> **Exercise requirements**: Without including any images, repeat the data exactly.

####

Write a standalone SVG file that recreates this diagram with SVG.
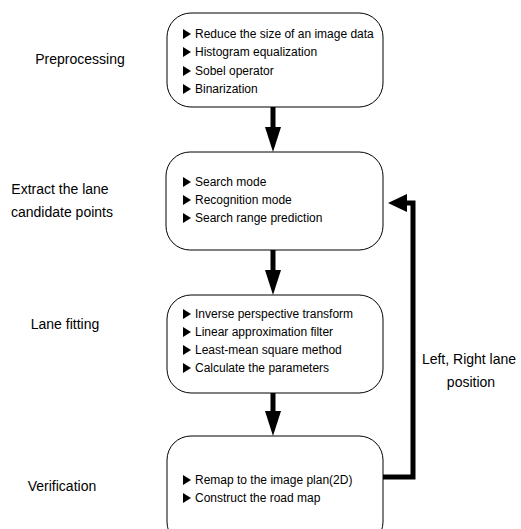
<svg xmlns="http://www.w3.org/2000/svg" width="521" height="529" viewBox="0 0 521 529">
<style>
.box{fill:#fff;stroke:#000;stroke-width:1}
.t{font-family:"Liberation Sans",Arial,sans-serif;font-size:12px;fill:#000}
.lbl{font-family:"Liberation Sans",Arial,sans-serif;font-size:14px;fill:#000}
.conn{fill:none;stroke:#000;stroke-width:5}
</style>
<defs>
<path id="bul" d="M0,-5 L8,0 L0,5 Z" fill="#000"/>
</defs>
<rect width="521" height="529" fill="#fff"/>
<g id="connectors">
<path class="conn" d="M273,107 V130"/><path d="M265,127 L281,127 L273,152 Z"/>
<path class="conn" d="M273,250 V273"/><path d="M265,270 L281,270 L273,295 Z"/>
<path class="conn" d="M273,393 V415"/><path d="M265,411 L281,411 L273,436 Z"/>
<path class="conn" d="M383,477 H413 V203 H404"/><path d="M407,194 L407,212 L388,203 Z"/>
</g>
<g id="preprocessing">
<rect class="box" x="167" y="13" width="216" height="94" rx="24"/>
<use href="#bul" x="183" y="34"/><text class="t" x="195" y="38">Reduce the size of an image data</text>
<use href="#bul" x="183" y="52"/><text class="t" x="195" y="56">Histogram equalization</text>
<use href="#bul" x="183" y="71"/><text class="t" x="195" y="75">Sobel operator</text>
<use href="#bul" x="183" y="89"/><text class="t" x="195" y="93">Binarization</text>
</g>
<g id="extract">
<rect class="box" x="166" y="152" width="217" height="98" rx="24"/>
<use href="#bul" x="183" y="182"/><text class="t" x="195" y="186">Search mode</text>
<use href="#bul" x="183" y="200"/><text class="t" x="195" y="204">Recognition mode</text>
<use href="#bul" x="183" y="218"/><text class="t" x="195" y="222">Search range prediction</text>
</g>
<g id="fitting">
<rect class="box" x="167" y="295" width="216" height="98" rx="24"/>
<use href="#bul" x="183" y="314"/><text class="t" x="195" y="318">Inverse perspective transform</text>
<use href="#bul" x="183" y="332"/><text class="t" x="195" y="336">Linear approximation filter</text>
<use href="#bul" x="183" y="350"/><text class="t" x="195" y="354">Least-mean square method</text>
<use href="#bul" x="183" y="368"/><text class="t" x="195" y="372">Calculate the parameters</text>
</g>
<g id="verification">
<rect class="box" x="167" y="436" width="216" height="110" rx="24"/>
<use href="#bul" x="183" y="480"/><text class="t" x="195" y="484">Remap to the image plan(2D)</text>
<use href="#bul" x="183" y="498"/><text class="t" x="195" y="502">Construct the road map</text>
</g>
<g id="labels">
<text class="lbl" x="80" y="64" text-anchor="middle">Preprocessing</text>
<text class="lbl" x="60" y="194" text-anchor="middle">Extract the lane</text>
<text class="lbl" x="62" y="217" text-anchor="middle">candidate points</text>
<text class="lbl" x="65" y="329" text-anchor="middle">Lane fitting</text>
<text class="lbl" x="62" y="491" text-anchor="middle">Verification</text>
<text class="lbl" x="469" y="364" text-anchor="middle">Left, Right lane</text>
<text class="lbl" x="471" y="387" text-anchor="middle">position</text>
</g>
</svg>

####

> **Task solution**:
Write a standalone SVG file that recreates this diagram with SVG.
<svg xmlns="http://www.w3.org/2000/svg" width="521" height="529" viewBox="0 0 521 529">
<style>
.box{fill:#fff;stroke:#000;stroke-width:1}
.t{font-family:"Liberation Sans",Arial,sans-serif;font-size:12px;fill:#000}
.lbl{font-family:"Liberation Sans",Arial,sans-serif;font-size:14px;fill:#000}
.conn{fill:none;stroke:#000;stroke-width:5}
</style>
<defs>
<path id="bul" d="M0,-5 L8,0 L0,5 Z" fill="#000"/>
</defs>
<rect width="521" height="529" fill="#fff"/>
<g id="connectors">
<path class="conn" d="M273,107 V130"/><path d="M265,127 L281,127 L273,152 Z"/>
<path class="conn" d="M273,250 V273"/><path d="M265,270 L281,270 L273,295 Z"/>
<path class="conn" d="M273,393 V415"/><path d="M265,411 L281,411 L273,436 Z"/>
<path class="conn" d="M383,477 H413 V203 H404"/><path d="M407,194 L407,212 L388,203 Z"/>
</g>
<g id="preprocessing">
<rect class="box" x="167" y="13" width="216" height="94" rx="24"/>
<use href="#bul" x="183" y="34"/><text class="t" x="195" y="38">Reduce the size of an image data</text>
<use href="#bul" x="183" y="52"/><text class="t" x="195" y="56">Histogram equalization</text>
<use href="#bul" x="183" y="71"/><text class="t" x="195" y="75">Sobel operator</text>
<use href="#bul" x="183" y="89"/><text class="t" x="195" y="93">Binarization</text>
</g>
<g id="extract">
<rect class="box" x="166" y="152" width="217" height="98" rx="24"/>
<use href="#bul" x="183" y="182"/><text class="t" x="195" y="186">Search mode</text>
<use href="#bul" x="183" y="200"/><text class="t" x="195" y="204">Recognition mode</text>
<use href="#bul" x="183" y="218"/><text class="t" x="195" y="222">Search range prediction</text>
</g>
<g id="fitting">
<rect class="box" x="167" y="295" width="216" height="98" rx="24"/>
<use href="#bul" x="183" y="314"/><text class="t" x="195" y="318">Inverse perspective transform</text>
<use href="#bul" x="183" y="332"/><text class="t" x="195" y="336">Linear approximation filter</text>
<use href="#bul" x="183" y="350"/><text class="t" x="195" y="354">Least-mean square method</text>
<use href="#bul" x="183" y="368"/><text class="t" x="195" y="372">Calculate the parameters</text>
</g>
<g id="verification">
<rect class="box" x="167" y="436" width="216" height="110" rx="24"/>
<use href="#bul" x="183" y="480"/><text class="t" x="195" y="484">Remap to the image plan(2D)</text>
<use href="#bul" x="183" y="498"/><text class="t" x="195" y="502">Construct the road map</text>
</g>
<g id="labels">
<text class="lbl" x="80" y="64" text-anchor="middle">Preprocessing</text>
<text class="lbl" x="60" y="194" text-anchor="middle">Extract the lane</text>
<text class="lbl" x="62" y="217" text-anchor="middle">candidate points</text>
<text class="lbl" x="65" y="329" text-anchor="middle">Lane fitting</text>
<text class="lbl" x="62" y="491" text-anchor="middle">Verification</text>
<text class="lbl" x="469" y="364" text-anchor="middle">Left, Right lane</text>
<text class="lbl" x="471" y="387" text-anchor="middle">position</text>
</g>
</svg>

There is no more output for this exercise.